§ **Data section**
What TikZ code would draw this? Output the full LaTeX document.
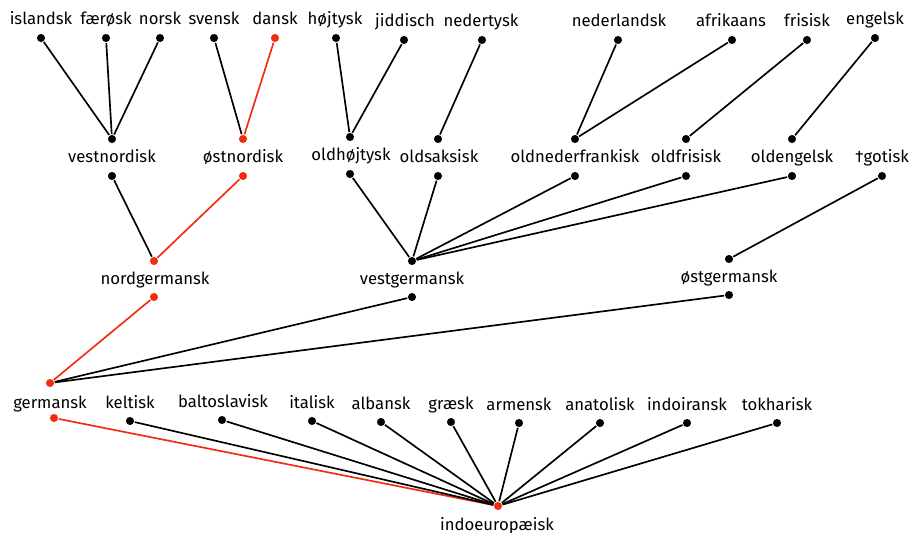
\documentclass[tikz,border=0pt]{standalone}
\usepackage{fontspec}
\setmainfont{Fira Sans}
\definecolor{linered}{RGB}{240,45,15}

\begin{document}
\begin{tikzpicture}[x=0.02cm,y=-0.02cm,
    every node/.style={font=\fontsize{9.5}{11}\selectfont},
    lbl/.style={anchor=base,inner sep=0pt},
    dot/.style={circle,fill,inner sep=0pt,minimum size=4.6pt},
    hl/.style={linered},
    every path/.style={line width=0.95pt}]
  \useasboundingbox (0,0) rectangle (912,533);
  % leaves: nordisk
  \node[dot] (isl) at (41,38) {};   \node[lbl] (isl-l) at (41,25) {islandsk};
  \node[dot] (fae) at (106,38) {};  \node[lbl] (fae-l) at (106,25) {færøsk};
  \node[dot] (nor) at (160,38) {};  \node[lbl] (nor-l) at (160,25) {norsk};
  \node[dot] (sve) at (214,38) {};  \node[lbl] (sve-l) at (214,25) {svensk};
  \node[dot,linered] (dan) at (275,38) {}; \node[lbl] (dan-l) at (275,25) {dansk};
  % leaves: vestgermansk
  \node[dot] (hoj) at (336,38) {};  \node[lbl] (hoj-l) at (335,25) {højtysk};
  \node[dot] (jid) at (404,40) {};  \node[lbl] (jid-l) at (405,27) {jiddisch};
  \node[dot] (ndt) at (482,40) {};  \node[lbl] (ndt-l) at (481,27) {nedertysk};
  \node[dot] (ndl) at (618,40) {};  \node[lbl] (ndl-l) at (619,27) {nederlandsk};
  \node[dot] (afr) at (732,40) {};  \node[lbl] (afr-l) at (731,27) {afrikaans};
  \node[dot] (fri) at (807,40) {};  \node[lbl] (fri-l) at (807,27) {frisisk};
  \node[dot] (eng) at (875,38) {};  \node[lbl] (eng-l) at (875,25) {engelsk};

  % middle row (top dot, label, bottom dot)
  \node[dot] (vnd-t) at (112,139) {};
  \node[lbl] (vnd) at (112,163) {vestnordisk};
  \node[dot] (vnd-b) at (112,176) {};
  \node[dot,linered] (ond-t) at (243,139) {};
  \node[lbl] (ond) at (243,163) {østnordisk};
  \node[dot,linered] (ond-b) at (243,176) {};
  \node[dot] (ohd-t) at (350,137) {};
  \node[lbl] (ohd) at (351,161) {oldhøjtysk};
  \node[dot] (ohd-b) at (350,174) {};
  \node[dot] (osa-t) at (438,139) {};
  \node[lbl] (osa) at (439,163) {oldsaksisk};
  \node[dot] (osa-b) at (438,176) {};
  \node[dot] (onf-t) at (575,139) {};
  \node[lbl] (onf) at (575,163) {oldnederfrankisk};
  \node[dot] (onf-b) at (575,176) {};
  \node[dot] (ofr-t) at (686,139) {};
  \node[lbl] (ofr) at (686,163) {oldfrisisk};
  \node[dot] (ofr-b) at (686,176) {};
  \node[dot] (oen-t) at (792,139) {};
  \node[lbl] (oen) at (792,163) {oldengelsk};
  \node[dot] (oen-b) at (792,176) {};
  \node[lbl] (got) at (882,163) {†gotisk};
  \node[dot] (got-b) at (882,176) {};

  % germanske grene
  \node[dot,linered] (ngm-t) at (154,261) {};
  \node[lbl] (ngm) at (155,285) {nordgermansk};
  \node[dot,linered] (ngm-b) at (154,297) {};
  \node[dot] (vgm-t) at (412,261) {};
  \node[lbl] (vgm) at (412,285) {vestgermansk};
  \node[dot] (vgm-b) at (412,297) {};
  \node[dot] (ogm-t) at (729,259) {};
  \node[lbl] (ogm) at (729,283) {østgermansk};
  \node[dot] (ogm-b) at (729,295) {};

  % indoeuropæiske grene
  \node[dot,linered] (ger-t) at (50,383) {};
  \node[lbl] (ger) at (50,408) {germansk};
  \node[dot,linered] (ger-b) at (54,418) {};
  \node[dot] (kel) at (130,421) {}; \node[lbl] (kel-l) at (130,408) {keltisk};
  \node[dot] (bal) at (222,420) {}; \node[lbl] (bal-l) at (223,407) {baltoslavisk};
  \node[dot] (ita) at (312,421) {}; \node[lbl] (ita-l) at (312,408) {italisk};
  \node[dot] (alb) at (381,422) {}; \node[lbl] (alb-l) at (381,409) {albansk};
  \node[dot] (gra) at (451,422) {}; \node[lbl] (gra-l) at (451,409) {græsk};
  \node[dot] (arm) at (519,423) {}; \node[lbl] (arm-l) at (519,410) {armensk};
  \node[dot] (ana) at (600,423) {}; \node[lbl] (ana-l) at (600,410) {anatolisk};
  \node[dot] (ira) at (687,423) {}; \node[lbl] (ira-l) at (687,410) {indoiransk};
  \node[dot] (tok) at (777,423) {}; \node[lbl] (tok-l) at (777,410) {tokharisk};

  % roden
  \node[dot,linered] (ie) at (498,506) {};
  \node[lbl] (ie-l) at (497,530) {indoeuropæisk};

  % forbindelser
  \draw (isl) -- (vnd-t); \draw (fae) -- (vnd-t); \draw (nor) -- (vnd-t);
  \draw (sve) -- (ond-t); \draw[hl] (dan) -- (ond-t);
  \draw (hoj) -- (ohd-t); \draw (jid) -- (ohd-t);
  \draw (ndt) -- (osa-t);
  \draw (ndl) -- (onf-t); \draw (afr) -- (onf-t);
  \draw (fri) -- (ofr-t);
  \draw (eng) -- (oen-t);
  \draw (vnd-b) -- (ngm-t); \draw[hl] (ond-b) -- (ngm-t);
  \draw (ohd-b) -- (vgm-t); \draw (osa-b) -- (vgm-t); \draw (onf-b) -- (vgm-t);
  \draw (ofr-b) -- (vgm-t); \draw (oen-b) -- (vgm-t);
  \draw (got-b) -- (ogm-t);
  \draw[hl] (ngm-b) -- (ger-t); \draw (vgm-b) -- (ger-t); \draw (ogm-b) -- (ger-t);
  \draw[hl] (ger-b) -- (ie);
  \draw (kel) -- (ie); \draw (bal) -- (ie); \draw (ita) -- (ie); \draw (alb) -- (ie);
  \draw (gra) -- (ie); \draw (arm) -- (ie); \draw (ana) -- (ie); \draw (ira) -- (ie);
  \draw (tok) -- (ie);
\end{tikzpicture}
\end{document}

§ **To be done**
Reproduce the material word for word, minus the images.

§ **Problem solution**
What TikZ code would draw this? Output the full LaTeX document.
\documentclass[tikz,border=0pt]{standalone}
\usepackage{fontspec}
\setmainfont{Fira Sans}
\definecolor{linered}{RGB}{240,45,15}

\begin{document}
\begin{tikzpicture}[x=0.02cm,y=-0.02cm,
    every node/.style={font=\fontsize{9.5}{11}\selectfont},
    lbl/.style={anchor=base,inner sep=0pt},
    dot/.style={circle,fill,inner sep=0pt,minimum size=4.6pt},
    hl/.style={linered},
    every path/.style={line width=0.95pt}]
  \useasboundingbox (0,0) rectangle (912,533);
  % leaves: nordisk
  \node[dot] (isl) at (41,38) {};   \node[lbl] (isl-l) at (41,25) {islandsk};
  \node[dot] (fae) at (106,38) {};  \node[lbl] (fae-l) at (106,25) {færøsk};
  \node[dot] (nor) at (160,38) {};  \node[lbl] (nor-l) at (160,25) {norsk};
  \node[dot] (sve) at (214,38) {};  \node[lbl] (sve-l) at (214,25) {svensk};
  \node[dot,linered] (dan) at (275,38) {}; \node[lbl] (dan-l) at (275,25) {dansk};
  % leaves: vestgermansk
  \node[dot] (hoj) at (336,38) {};  \node[lbl] (hoj-l) at (335,25) {højtysk};
  \node[dot] (jid) at (404,40) {};  \node[lbl] (jid-l) at (405,27) {jiddisch};
  \node[dot] (ndt) at (482,40) {};  \node[lbl] (ndt-l) at (481,27) {nedertysk};
  \node[dot] (ndl) at (618,40) {};  \node[lbl] (ndl-l) at (619,27) {nederlandsk};
  \node[dot] (afr) at (732,40) {};  \node[lbl] (afr-l) at (731,27) {afrikaans};
  \node[dot] (fri) at (807,40) {};  \node[lbl] (fri-l) at (807,27) {frisisk};
  \node[dot] (eng) at (875,38) {};  \node[lbl] (eng-l) at (875,25) {engelsk};

  % middle row (top dot, label, bottom dot)
  \node[dot] (vnd-t) at (112,139) {};
  \node[lbl] (vnd) at (112,163) {vestnordisk};
  \node[dot] (vnd-b) at (112,176) {};
  \node[dot,linered] (ond-t) at (243,139) {};
  \node[lbl] (ond) at (243,163) {østnordisk};
  \node[dot,linered] (ond-b) at (243,176) {};
  \node[dot] (ohd-t) at (350,137) {};
  \node[lbl] (ohd) at (351,161) {oldhøjtysk};
  \node[dot] (ohd-b) at (350,174) {};
  \node[dot] (osa-t) at (438,139) {};
  \node[lbl] (osa) at (439,163) {oldsaksisk};
  \node[dot] (osa-b) at (438,176) {};
  \node[dot] (onf-t) at (575,139) {};
  \node[lbl] (onf) at (575,163) {oldnederfrankisk};
  \node[dot] (onf-b) at (575,176) {};
  \node[dot] (ofr-t) at (686,139) {};
  \node[lbl] (ofr) at (686,163) {oldfrisisk};
  \node[dot] (ofr-b) at (686,176) {};
  \node[dot] (oen-t) at (792,139) {};
  \node[lbl] (oen) at (792,163) {oldengelsk};
  \node[dot] (oen-b) at (792,176) {};
  \node[lbl] (got) at (882,163) {†gotisk};
  \node[dot] (got-b) at (882,176) {};

  % germanske grene
  \node[dot,linered] (ngm-t) at (154,261) {};
  \node[lbl] (ngm) at (155,285) {nordgermansk};
  \node[dot,linered] (ngm-b) at (154,297) {};
  \node[dot] (vgm-t) at (412,261) {};
  \node[lbl] (vgm) at (412,285) {vestgermansk};
  \node[dot] (vgm-b) at (412,297) {};
  \node[dot] (ogm-t) at (729,259) {};
  \node[lbl] (ogm) at (729,283) {østgermansk};
  \node[dot] (ogm-b) at (729,295) {};

  % indoeuropæiske grene
  \node[dot,linered] (ger-t) at (50,383) {};
  \node[lbl] (ger) at (50,408) {germansk};
  \node[dot,linered] (ger-b) at (54,418) {};
  \node[dot] (kel) at (130,421) {}; \node[lbl] (kel-l) at (130,408) {keltisk};
  \node[dot] (bal) at (222,420) {}; \node[lbl] (bal-l) at (223,407) {baltoslavisk};
  \node[dot] (ita) at (312,421) {}; \node[lbl] (ita-l) at (312,408) {italisk};
  \node[dot] (alb) at (381,422) {}; \node[lbl] (alb-l) at (381,409) {albansk};
  \node[dot] (gra) at (451,422) {}; \node[lbl] (gra-l) at (451,409) {græsk};
  \node[dot] (arm) at (519,423) {}; \node[lbl] (arm-l) at (519,410) {armensk};
  \node[dot] (ana) at (600,423) {}; \node[lbl] (ana-l) at (600,410) {anatolisk};
  \node[dot] (ira) at (687,423) {}; \node[lbl] (ira-l) at (687,410) {indoiransk};
  \node[dot] (tok) at (777,423) {}; \node[lbl] (tok-l) at (777,410) {tokharisk};

  % roden
  \node[dot,linered] (ie) at (498,506) {};
  \node[lbl] (ie-l) at (497,530) {indoeuropæisk};

  % forbindelser
  \draw (isl) -- (vnd-t); \draw (fae) -- (vnd-t); \draw (nor) -- (vnd-t);
  \draw (sve) -- (ond-t); \draw[hl] (dan) -- (ond-t);
  \draw (hoj) -- (ohd-t); \draw (jid) -- (ohd-t);
  \draw (ndt) -- (osa-t);
  \draw (ndl) -- (onf-t); \draw (afr) -- (onf-t);
  \draw (fri) -- (ofr-t);
  \draw (eng) -- (oen-t);
  \draw (vnd-b) -- (ngm-t); \draw[hl] (ond-b) -- (ngm-t);
  \draw (ohd-b) -- (vgm-t); \draw (osa-b) -- (vgm-t); \draw (onf-b) -- (vgm-t);
  \draw (ofr-b) -- (vgm-t); \draw (oen-b) -- (vgm-t);
  \draw (got-b) -- (ogm-t);
  \draw[hl] (ngm-b) -- (ger-t); \draw (vgm-b) -- (ger-t); \draw (ogm-b) -- (ger-t);
  \draw[hl] (ger-b) -- (ie);
  \draw (kel) -- (ie); \draw (bal) -- (ie); \draw (ita) -- (ie); \draw (alb) -- (ie);
  \draw (gra) -- (ie); \draw (arm) -- (ie); \draw (ana) -- (ie); \draw (ira) -- (ie);
  \draw (tok) -- (ie);
\end{tikzpicture}
\end{document}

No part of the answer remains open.